I’m thinking of the scene where flamboyant drag queen Felicia Jollygoodfellow makes a flirtatious advance towards a beer-swilling, flannelette-wearing bloke from rural Australia. Initially flattered, the man becomes enraged when he discovers his suitor is a man in a dress. He launches into a violent frenzy and brutally assaults Felicia. All the while his Aussie mates stand by, cheering.

Let’s imagine this scene was real and Felicia died from the injuries inflicted. Would our courts be any more reproving of the offender’s actions than his ocker mates were?

The Homosexual Advance Defence, or the HAD as it is more commonly known, is a legal defence that surfaced in Australian criminal jurisdictions in the early 1990s. The basic premise is that if a homosexual man makes an unwanted sexual advance towards a straight man, he is provoking that man.

So, should a straight man then murder a homosexual man who has made a pass at him, the HAD can be engaged to have the charges reduced.

It’s a hollow legal tactic, but the HAD has been used to excuse homophobic violence and shift responsibility to the victim who may have done little more than touch the offender’s knee.
Yes, it is important that people have the right to defend themselves against unwanted sexual advances -” but within reason. And this is precisely why we have self-defence laws.

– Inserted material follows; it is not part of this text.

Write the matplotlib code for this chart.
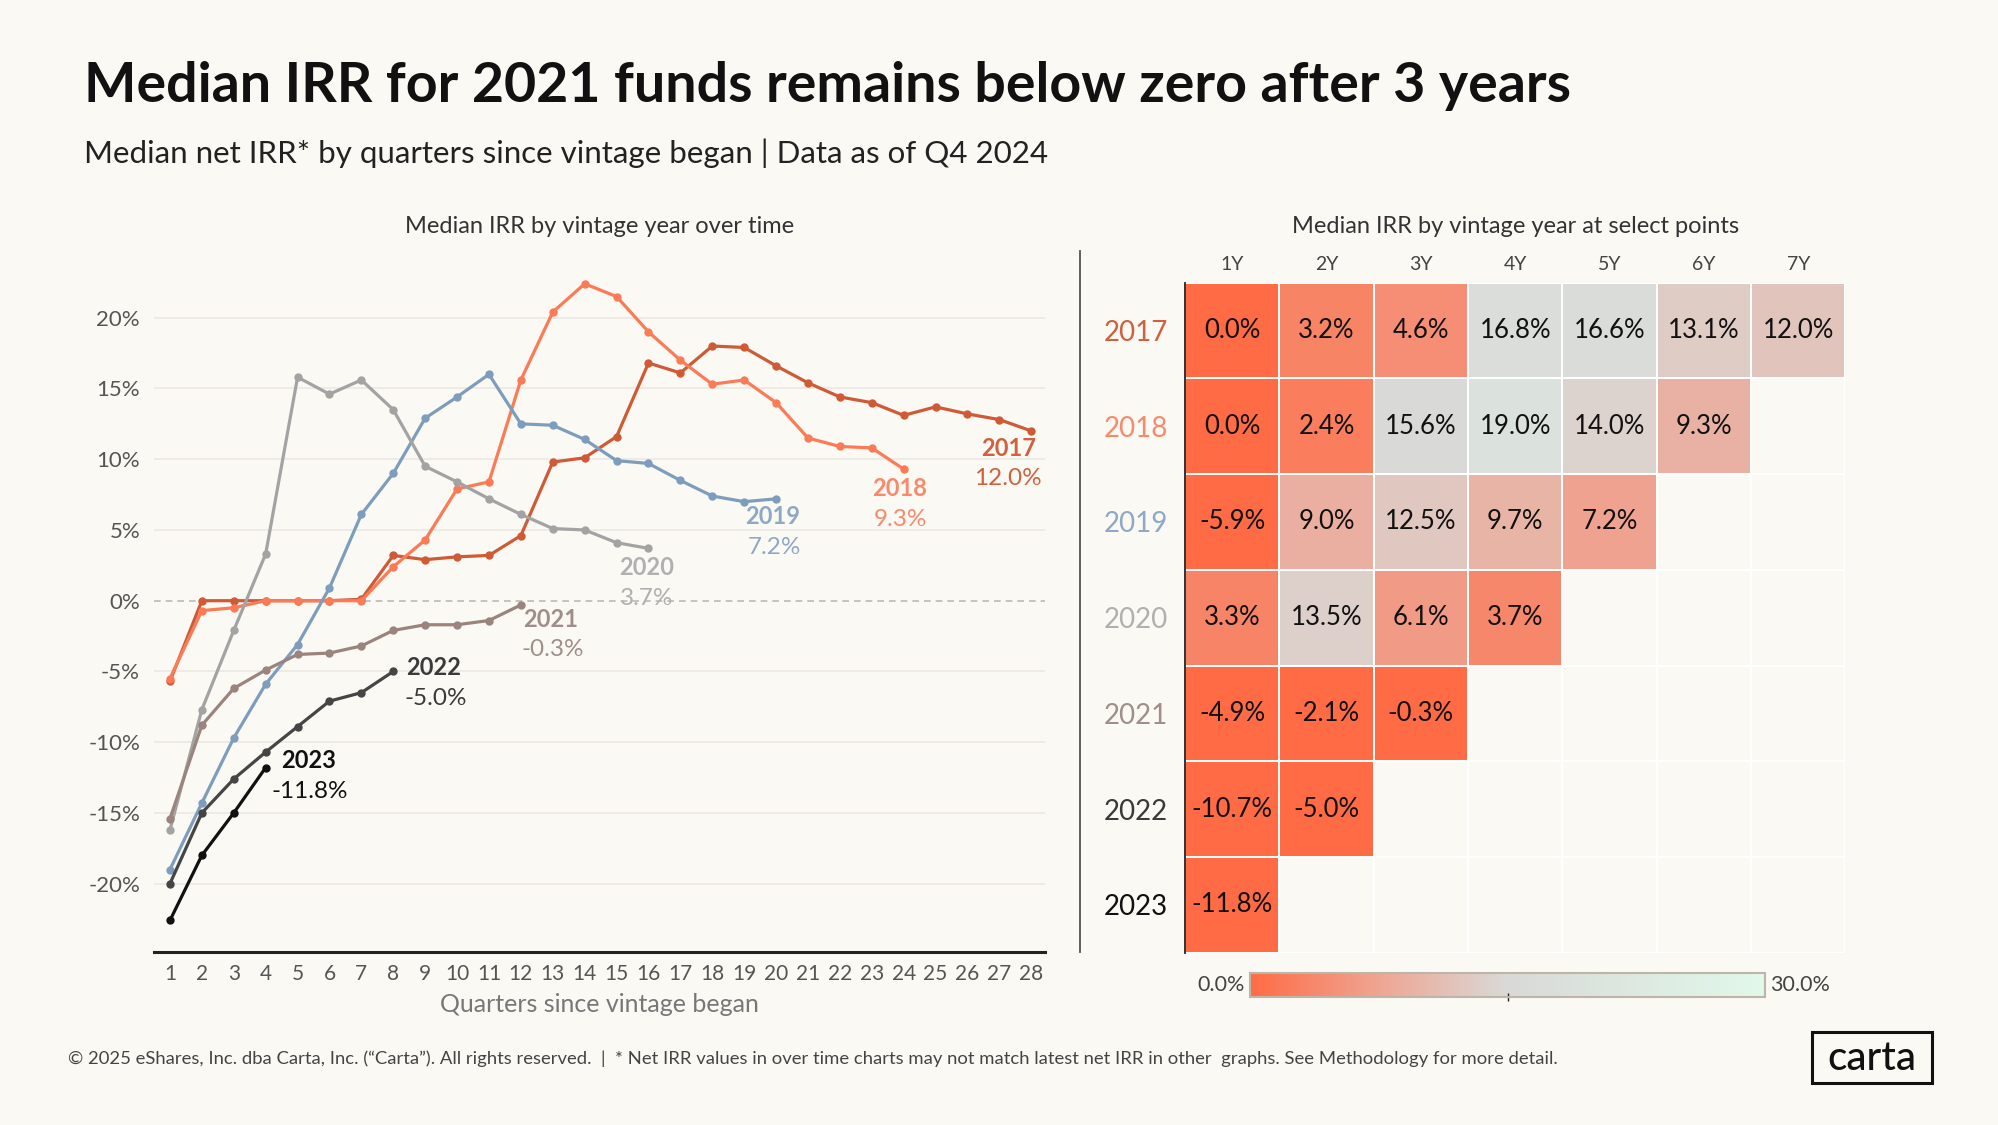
import numpy as np
import matplotlib
matplotlib.use("Agg")
import matplotlib.pyplot as plt
from matplotlib.colors import LinearSegmentedColormap
from matplotlib.patches import Rectangle
from matplotlib.lines import Line2D

# ======================================================
# DATA
# ======================================================

vintages = ["2017", "2018", "2019", "2020", "2021", "2022", "2023"]

irr_2017 = [-5.7, 0.0, 0.0, 0.0, 0.0, 0.0, 0.1, 3.2, 2.9, 3.1, 3.2, 4.6, 9.8, 10.1,
            11.6, 16.8, 16.1, 18.0, 17.9, 16.6, 15.4, 14.4, 14.0, 13.1, 13.7, 13.2, 12.8, 12.0]
irr_2018 = [-5.5, -0.7, -0.5, 0.0, 0.0, 0.0, 0.0, 2.4, 4.3, 7.9, 8.4, 15.6, 20.4, 22.4,
            21.5, 19.0, 17.0, 15.3, 15.6, 14.0, 11.5, 10.9, 10.8, 9.3]
irr_2019 = [-19.0, -14.3, -9.7, -5.9, -3.1, 0.9, 6.1, 9.0, 12.9, 14.4, 16.0, 12.5, 12.4, 11.4,
            9.9, 9.7, 8.5, 7.4, 7.0, 7.2]
irr_2020 = [-16.2, -7.7, -2.1, 3.3, 15.8, 14.6, 15.6, 13.5, 9.5, 8.4, 7.2, 6.1, 5.1, 5.0, 4.1, 3.7]
irr_2021 = [-15.4, -8.8, -6.2, -4.9, -3.8, -3.7, -3.2, -2.1, -1.7, -1.7, -1.4, -0.3]
irr_2022 = [-20.0, -15.0, -12.6, -10.7, -8.9, -7.1, -6.5, -5.0]
irr_2023 = [-22.6, -18.0, -15.0, -11.8]

year_points = ["1Y", "2Y", "3Y", "4Y", "5Y", "6Y", "7Y"]
heat_2017 = [0.0, 3.2, 4.6, 16.8, 16.6, 13.1, 12.0]
heat_2018 = [0.0, 2.4, 15.6, 19.0, 14.0, 9.3]
heat_2019 = [-5.9, 9.0, 12.5, 9.7, 7.2]
heat_2020 = [3.3, 13.5, 6.1, 3.7]
heat_2021 = [-4.9, -2.1, -0.3]
heat_2022 = [-10.7, -5.0]
heat_2023 = [-11.8]

y_ticks = [-20, -15, -10, -5, 0, 5, 10, 15, 20]

# ======================================================
# STYLE
# ======================================================

W, H = 1999, 1125
BG = "#fbf9f4"
line_colors = ["#cf5a36", "#fa7b55", "#7e9dbd", "#a3a3a3", "#9a847d", "#454545", "#111111"]
label_colors = ["#d0603e", "#f9896a", "#8ea8c6", "#b0b0b0", "#a08e8a", "#3a3a3a", "#111111"]
# end-label offsets in pixels: (year dx, year dy, value dx, value dy)
end_offsets = [(-23, -18, -23, -48), (-4, -19, -3, -50), (-3, -18, -2, -49),
               (-2, -19, -2, -50), (30, -15, 32, -45), (40, 4, 42, -27), (43, 7, 44, -24)]

plt.rcParams["font.family"] = ["Lato", "DejaVu Sans"]
plt.rcParams["axes.unicode_minus"] = False


def fx(x):
    return x / W


def fy(y):
    return 1 - y / H


fig = plt.figure(figsize=(W / 100, H / 100), dpi=100, facecolor=BG)

# ======================================================
# TITLES
# ======================================================

fig.text(fx(84), fy(102), "Median IRR for 2021 funds remains below zero after 3 years",
         fontsize=40, fontweight="bold", color="#111111", va="baseline", ha="left")
fig.text(fx(84), fy(163), "Median net IRR* by quarters since vintage began | Data as of Q4 2024",
         fontsize=22.5, color="#222222", va="baseline", ha="left")
fig.text(fx(600), fy(233), "Median IRR by vintage year over time",
         fontsize=17, color="#333333", va="baseline", ha="center")
fig.text(fx(1516), fy(233), "Median IRR by vintage year at select points",
         fontsize=17, color="#333333", va="baseline", ha="center")

# ======================================================
# LINE CHART
# ======================================================

ax = fig.add_axes([fx(154), fy(952), fx(1045 - 154), (952 - 247) / H])
ax.set_facecolor(BG)

series = [irr_2017, irr_2018, irr_2019, irr_2020, irr_2021, irr_2022, irr_2023]
for name, vals, col, lcol, off in zip(vintages, series, line_colors, label_colors, end_offsets):
    q = np.arange(1, len(vals) + 1)
    ax.plot(q, vals, color=col, lw=2.3, marker="o", markersize=5, zorder=3,
            solid_joinstyle="round")
    ax.annotate(name, (q[-1], vals[-1]), xytext=(off[0], off[1]), textcoords="offset pixels",
                ha="center", va="center", fontsize=17, fontweight="bold", color=lcol)
    ax.annotate(f"{vals[-1]:.1f}%", (q[-1], vals[-1]), xytext=(off[2], off[3]),
                textcoords="offset pixels", ha="center", va="center", fontsize=17.5, color=lcol)

ax.set_xlim(0.5, 28.43)
ax.set_ylim(-24.83, 25.0)
ax.set_yticks(y_ticks)
ax.set_yticklabels([f"{v}%" for v in y_ticks])
ax.set_xticks(np.arange(1, 29))
ax.tick_params(axis="y", length=0, pad=10, labelsize=16, labelcolor="#555555")
ax.tick_params(axis="x", length=0, pad=9, labelsize=15, labelcolor="#555555")
for v in y_ticks:
    if v == 0:
        ax.axhline(v, color="#bdbab5", lw=1.2, ls=(0, (4, 3)), zorder=1)
    else:
        ax.axhline(v, color="#ece9e4", lw=1.2, zorder=1)
for s in ["left", "right", "top"]:
    ax.spines[s].set_visible(False)
ax.spines["bottom"].set_color("#222222")
ax.spines["bottom"].set_linewidth(2.2)
ax.set_xlabel("Quarters since vintage began", fontsize=18, color="#777777", labelpad=6)

# separator
fig.add_artist(Line2D([fx(1080), fx(1080)], [fy(251), fy(952)], color="#555555", lw=1.3))

# ======================================================
# HEATMAP
# ======================================================

cmap = LinearSegmentedColormap.from_list(
    "irr", [(0.0, "#ff6b45"), (0.25, "#eea593"), (0.5, "#d9d9d7"), (1.0, "#e1f8ea")])

rows = [heat_2017, heat_2018, heat_2019, heat_2020, heat_2021, heat_2022, heat_2023]
grid = np.full((len(rows), len(year_points)), np.nan)
for i, r in enumerate(rows):
    grid[i, :len(r)] = r

hx = fig.add_axes([fx(1185), fy(952.7), (1845.5 - 1185) / W, (952.7 - 282.7) / H])
hx.set_facecolor(BG)
for k in range(1, len(year_points)):
    hx.axvline(k, color="white", lw=1.2, zorder=0)
for k in range(1, len(vintages)):
    hx.axhline(k, color="white", lw=1.2, zorder=0)
mesh = hx.pcolormesh(np.ma.masked_invalid(grid), cmap=cmap, vmin=0, vmax=30,
                     edgecolors="white", linewidth=1.2, zorder=2)
hx.set_xlim(0, len(year_points))
hx.set_ylim(len(vintages), 0)
for i in range(grid.shape[0]):
    for j in range(grid.shape[1]):
        if not np.isnan(grid[i, j]):
            hx.text(j + 0.5, i + 0.5, f"{grid[i, j]:.1f}%", ha="center", va="center",
                    fontsize=18.5, color="#111111", zorder=3)
hx.xaxis.tick_top()
hx.set_xticks(np.arange(len(year_points)) + 0.5)
hx.set_xticklabels(year_points)
hx.set_yticks(np.arange(len(vintages)) + 0.5)
hx.set_yticklabels(vintages)
hx.tick_params(axis="x", length=0, pad=7, labelsize=14, labelcolor="#444444")
hx.tick_params(axis="y", length=0, pad=12, labelsize=20, labelcolor="#111111")
for lab, col in zip(hx.get_yticklabels(), label_colors):
    lab.set_color(col)
for s in ["right", "top", "bottom"]:
    hx.spines[s].set_visible(False)
hx.spines["left"].set_color("#222222")
hx.spines["left"].set_linewidth(1.3)

# colorbar
cax = fig.add_axes([fx(1250), fy(996.7), (1765 - 1250) / W, (996.7 - 973) / H])
cb = fig.colorbar(mesh, cax=cax, orientation="horizontal")
cb.set_ticks([15])
cb.set_ticklabels([""])
cax.tick_params(length=6, width=1, color="#222222", direction="inout")
cb.outline.set_edgecolor("#bdb6a8")
cb.outline.set_linewidth(1.5)
fig.text(fx(1245), fy(985), "0.0%", ha="right", va="center", fontsize=15.5, color="#444444")
fig.text(fx(1770), fy(985), "30.0%", ha="left", va="center", fontsize=15.5, color="#444444")

# ======================================================
# FOOTER
# ======================================================

fig.text(fx(68), fy(1059),
         "\u00a9 2025 eShares, Inc. dba Carta, Inc. (\u201cCarta\u201d). All rights reserved.  |  "
         "* Net IRR values in over time charts may not match latest net IRR in other  graphs. "
         "See Methodology for more detail.",
         fontsize=13.3, color="#444444", ha="left", va="center")
fig.add_artist(Rectangle((fx(1812), fy(1083)), fx(1932 - 1812), (1083 - 1032) / H,
                         transform=fig.transFigure, fill=False, edgecolor="#111111", lw=2.2))
fig.text(fx(1872), fy(1058), "carta", ha="center", va="center", fontsize=29,
         fontweight="medium", color="#111111")

fig.savefig("out.png", dpi=100, facecolor=BG)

But the difference between self-defence laws and the HAD are significant.

Self-defence laws state that whenever possible, a victim should retreat and avoid conflict. If there is no other option the victim is entitled to use force, but no more force than is necessary. Violently assaulting someone because they touched your knee or used a dodgy pick-up line is not considered an act of self-defence.

More importantly, self-defence laws are designed to protect the rights of victims who have responded with force to threats of physical or sexual violence, not so-called threats posed by a person’s sexual orientation.

And this is the problem with the HAD. It confuses an actual sexual threat with what is usually a sexuality judgement error.

As a woman I’m curious to know why our courts recognise an unwanted sexual advance towards a straight man as inappropriate, uncomfortable and threatening. However, if that same heterosexual man was to make an equally unwanted sexual advance towards a woman, not only does the legal system have difficulty recognising that advance as threatening and inappropriate, but possibly would turn the problem back on the woman and demand to know what she was wearing and whether or not she was asking for it.

Why do our courts get that sexual advances can be intimidating, threatening and abusive, but only if the victim happens to be a man?

The answer, I suspect, is simple. Many of our laws were written by heterosexual men. These men would not enjoy being harassed or objectified, but the very notion that a woman might consider their own advances offensive or objectifying would have been unfathomable. In fact until recently the notion that a woman could be sexually harassed was an alien concept.

While attitudes towards homophobia seem to be changing, our laws are still in need of reform.
Just as we would not excuse the actions of a woman who killed a man for looking at her the wrong way, a heterosexual man should not be allowed to hide behind HAD as a defence for homophobic violence.